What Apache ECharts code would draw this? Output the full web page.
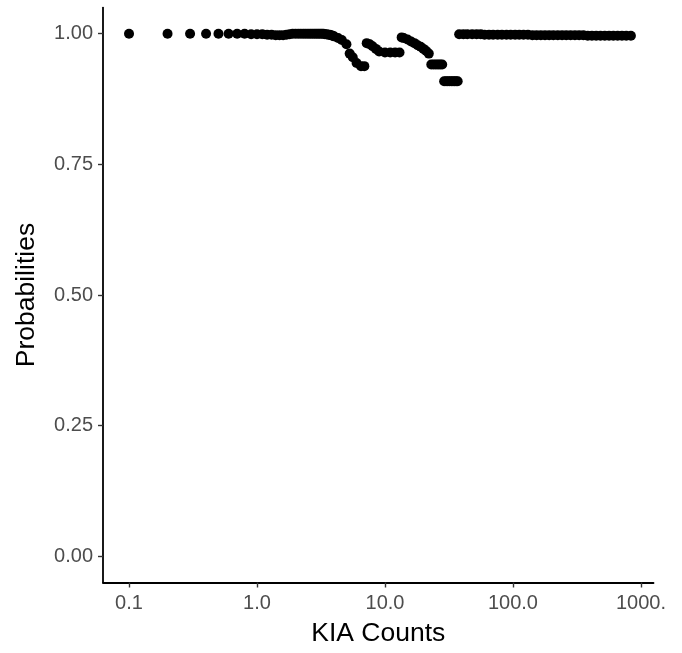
<!DOCTYPE html>
<html>
<head>
<meta charset="utf-8">
<script src="https://cdn.jsdelivr.net/npm/echarts@6/dist/echarts.min.js"></script>
<style>
html,body{margin:0;padding:0;background:#fff;}
#chart{width:682px;height:653px;}
</style>
</head>
<body>
<div id="chart"></div>
<script>
const kiaCounts = [
  0.1,0.2,0.3,0.4,0.5,0.6,0.7,0.8,0.9,
  1.0,1.1,1.2,1.3,1.4,1.5,1.6,
  1.7,1.8,1.9,2.0,2.1,2.2,2.3,2.4,2.5,2.6,2.7,2.8,2.9,3.0,3.1,3.2,3.3,3.4,3.5,
  3.6,3.7,3.8,3.9,
  4.0,4.3,4.6,5.0,5.3,5.6,6.0,6.5,6.9,
  7.2,7.6,8.0,8.5,9,10,11,12,13,
  13.5,14,15,16,17,18,19,20,21,22,
  23,24,25,26,27,28,
  29,30,31,32,33,34,35,36,37,
  38,41,44,48,52,56,60,65,70,76,
  82,89,96,104,112,121,131,142,153,165,
  178,192,207,224,242,261,282,305,329,355,
  384,414,447,483,522,564,609,658,711,768,835
];
const probabilities = [
  1,1,1,1,1,1,1,1,0.999,
  0.999,0.999,0.998,0.998,0.997,0.997,0.997,
  0.998,0.999,1,1,1,1,1,1,1,1,1,1,1,1,1,1,1,0.999,0.999,
  0.998,0.998,0.997,0.996,
  0.995,0.992,0.988,0.980,0.962,0.955,0.944,0.938,0.938,
  0.982,0.980,0.976,0.971,0.966,0.964,0.964,0.964,0.964,
  0.993,0.992,0.989,0.985,0.982,0.978,0.975,0.971,0.967,0.962,
  0.941,0.941,0.941,0.941,0.941,0.941,
  0.909,0.909,0.909,0.909,0.909,0.909,0.909,0.909,0.909,
  0.999,0.999,0.999,0.999,0.999,0.999,0.998,0.998,0.998,0.998,
  0.998,0.998,0.998,0.998,0.998,0.998,0.998,0.997,0.997,0.997,
  0.997,0.997,0.997,0.997,0.997,0.997,0.997,0.997,0.997,0.997,
  0.996,0.996,0.996,0.996,0.996,0.996,0.996,0.996,0.996,0.996,0.996
];
const xTickValues = [0.1, 1, 10, 100, 1000];
const xTickLabels = ['0.1', '1.0', '10.0', '100.0', '1000.'];
const yTickValues = [0, 0.25, 0.5, 0.75, 1];
const xTitle = 'KIA Counts';
const yTitle = 'Probabilities';

const points = kiaCounts.map((x, i) => [x, probabilities[i]]);

const chart = echarts.init(document.getElementById('chart'), null, {renderer: 'canvas'});
const fontFam = 'Liberation Sans, Arial, sans-serif';
const labelFont = {color: '#4D4D4D', fontSize: 20, fontFamily: fontFam};
chart.setOption({
  animation: false,
  backgroundColor: '#ffffff',
  grid: {left: 103, right: 28.5, top: 7.6, bottom: 70.5, containLabel: false},
  xAxis: {
    type: 'log',
    logBase: 10,
    min: 0.06261,
    max: 1254,
    name: xTitle,
    nameLocation: 'middle',
    nameGap: 38,
    nameTextStyle: {color: '#000', fontSize: 26.5, fontFamily: fontFam},
    axisLine: {onZero: false, lineStyle: {color: '#000', width: 1.8}},
    axisTick: {show: true, length: 5, customValues: xTickValues, lineStyle: {color: '#333', width: 1.4}},
    axisLabel: Object.assign({
      margin: 11,
      customValues: xTickValues,
      formatter: function (v) {
        const idx = Math.round(Math.log10(v)) + 1;
        return xTickLabels[idx] !== undefined ? xTickLabels[idx] : '';
      }
    }, labelFont),
    splitLine: {show: false},
    minorTick: {show: false}
  },
  yAxis: {
    type: 'value',
    min: -0.05,
    max: 1.05,
    name: yTitle,
    nameLocation: 'middle',
    nameGap: 63,
    nameTextStyle: {color: '#000', fontSize: 26.5, fontFamily: fontFam},
    axisLine: {show: true, onZero: false, lineStyle: {color: '#000', width: 1.8}},
    axisTick: {show: true, length: 5, customValues: yTickValues, lineStyle: {color: '#333', width: 1.4}},
    axisLabel: Object.assign({
      margin: 10,
      customValues: yTickValues,
      formatter: function (v) { return Number(v).toFixed(2); }
    }, labelFont),
    splitLine: {show: false}
  },
  series: [{
    type: 'scatter',
    data: points,
    symbol: 'circle',
    symbolSize: 10,
    itemStyle: {color: '#000000', opacity: 1},
    emphasis: {disabled: true}
  }]
});
</script>
</body>
</html>
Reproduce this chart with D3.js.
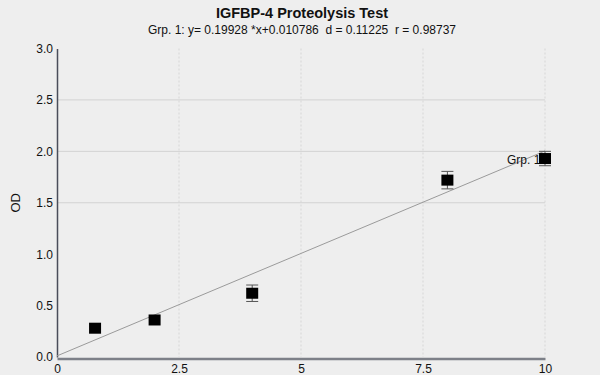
<!DOCTYPE html>
<html><head><meta charset="utf-8">
<script src="https://cdn.jsdelivr.net/npm/d3@7"></script>
<style>
html,body{margin:0;padding:0;background:#eeeeee;}
svg{display:block;font-family:"Liberation Sans",Arial,sans-serif;}
</style></head>
<body><svg id="c" width="600" height="375"></svg>
<script>
const title = "IGFBP-4 Proteolysis Test";
const subtitle = "Grp. 1: y= 0.19928 *x+0.010786  d = 0.11225  r = 0.98737";
const xValues = [0.78, 2, 4, 8, 10];
const yValues = [0.28, 0.36, 0.62, 1.72, 1.93];
const yErrors = [0, 0, 0.08, 0.085, 0.07];
const slope = 0.19928, intercept = 0.010786;
const xTicks = [0, 2.5, 5, 7.5, 10];
const xTickLabels = ["0", "2.5", "5", "7.5", "10"];
const yTicks = [0, 0.5, 1.0, 1.5, 2.0, 2.5, 3.0];
const yGrid = [1.5, 2.0, 2.5];
const xGrid = [2.5, 5, 7.5, 10];
const seriesName = "Grp. 1";

const svg = d3.select("#c");
const x = d3.scaleLinear().domain([0, 10]).range([57, 545]);
const y = d3.scaleLinear().domain([0, 3]).range([357, 48.5]);

svg.append("rect").attr("width",600).attr("height",375).attr("fill","#eeeeee");

// grid
svg.append("g").selectAll("line").data(yGrid).join("line")
  .attr("x1", x(0)).attr("x2", x(10)).attr("y1", d=>y(d)).attr("y2", d=>y(d))
  .attr("stroke","#d2d2d2").attr("stroke-width",1);
svg.append("g").selectAll("line").data(xGrid).join("line")
  .attr("x1", d=>x(d)).attr("x2", d=>x(d)).attr("y1", y(3)).attr("y2", y(0))
  .attr("stroke","#d6d6d6").attr("stroke-width",1).attr("stroke-dasharray","2,2");

// axes
const yAxis = d3.axisLeft(y).tickValues(yTicks).tickFormat(d3.format(".1f")).tickSize(0).tickPadding(4);
const gy = svg.append("g").attr("transform",`translate(${x(0)},0)`).call(yAxis);
gy.select(".domain").attr("stroke","#4a4d5a").attr("stroke-width",1.5);
gy.selectAll("text").attr("font-size",12).attr("fill","#111").attr("font-family","Liberation Sans, Arial, sans-serif");

const xAxis = d3.axisBottom(x).tickValues(xTicks).tickFormat((d,i)=>xTickLabels[i]).tickSize(0).tickPadding(6);
const gx = svg.append("g").attr("transform",`translate(0,${y(0)+1.5})`).call(xAxis);
gx.select(".domain").attr("stroke","#7d8088").attr("stroke-width",2.5);
gx.selectAll("text").attr("font-size",12).attr("fill","#111").attr("font-family","Liberation Sans, Arial, sans-serif");

// titles
svg.append("text").attr("x",302).attr("y",18).attr("text-anchor","middle")
  .attr("font-size",14.5).attr("font-weight","bold").attr("fill","#111").text(title);
svg.append("text").attr("x",302).attr("y",34).attr("text-anchor","middle")
  .attr("font-size",12).attr("fill","#111").style("white-space","pre").text(subtitle);
svg.append("text").attr("transform",`translate(20,${y(1.5)}) rotate(-90)`).attr("text-anchor","middle")
  .attr("font-size",13).attr("fill","#111").text("OD");

// regression line
svg.append("line").attr("x1",x(0)).attr("y1",y(intercept)).attr("x2",x(10)).attr("y2",y(intercept+slope*10))
  .attr("stroke","#9a9a9a").attr("stroke-width",1);

// series label
svg.append("text").attr("x", x(10)+2).attr("y", y(yValues[4])+5).attr("text-anchor","end")
  .attr("font-size",12).attr("fill","#111").text(seriesName + " .");

const pts = xValues.map((v,i)=>({x:v,y:yValues[i],e:yErrors[i]}));
// error bars
const eb = svg.append("g").selectAll("g").data(pts.filter(d=>d.e>0)).join("g").attr("stroke","#555").attr("stroke-width",1);
eb.append("line").attr("x1",d=>x(d.x)).attr("x2",d=>x(d.x)).attr("y1",d=>y(d.y-d.e)).attr("y2",d=>y(d.y+d.e));
eb.append("line").attr("x1",d=>x(d.x)-6).attr("x2",d=>x(d.x)+6).attr("y1",d=>y(d.y-d.e)).attr("y2",d=>y(d.y-d.e));
eb.append("line").attr("x1",d=>x(d.x)-6).attr("x2",d=>x(d.x)+6).attr("y1",d=>y(d.y+d.e)).attr("y2",d=>y(d.y+d.e));

// markers
svg.append("g").selectAll("rect").data(pts).join("rect")
  .attr("x",d=>x(d.x)-6).attr("y",d=>y(d.y)-5.5).attr("width",12).attr("height",11).attr("fill","#000");
</script></body></html>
───
# TASK OBJECTIVE
Keep to the stretch from the line containing "Reproduce this chart with D3.js." through the line containing "const y = d3.scaleLinear().domain([0, 3]).range([357, 48.5]);", both ends included, and copy it exactly from the listing above, minus the pictures.

# REPLY
Reproduce this chart with D3.js.
<!DOCTYPE html>
<html><head><meta charset="utf-8">
<script src="https://cdn.jsdelivr.net/npm/d3@7"></script>
<style>
html,body{margin:0;padding:0;background:#eeeeee;}
svg{display:block;font-family:"Liberation Sans",Arial,sans-serif;}
</style></head>
<body><svg id="c" width="600" height="375"></svg>
<script>
const title = "IGFBP-4 Proteolysis Test";
const subtitle = "Grp. 1: y= 0.19928 *x+0.010786  d = 0.11225  r = 0.98737";
const xValues = [0.78, 2, 4, 8, 10];
const yValues = [0.28, 0.36, 0.62, 1.72, 1.93];
const yErrors = [0, 0, 0.08, 0.085, 0.07];
const slope = 0.19928, intercept = 0.010786;
const xTicks = [0, 2.5, 5, 7.5, 10];
const xTickLabels = ["0", "2.5", "5", "7.5", "10"];
const yTicks = [0, 0.5, 1.0, 1.5, 2.0, 2.5, 3.0];
const yGrid = [1.5, 2.0, 2.5];
const xGrid = [2.5, 5, 7.5, 10];
const seriesName = "Grp. 1";

const svg = d3.select("#c");
const x = d3.scaleLinear().domain([0, 10]).range([57, 545]);
const y = d3.scaleLinear().domain([0, 3]).range([357, 48.5]);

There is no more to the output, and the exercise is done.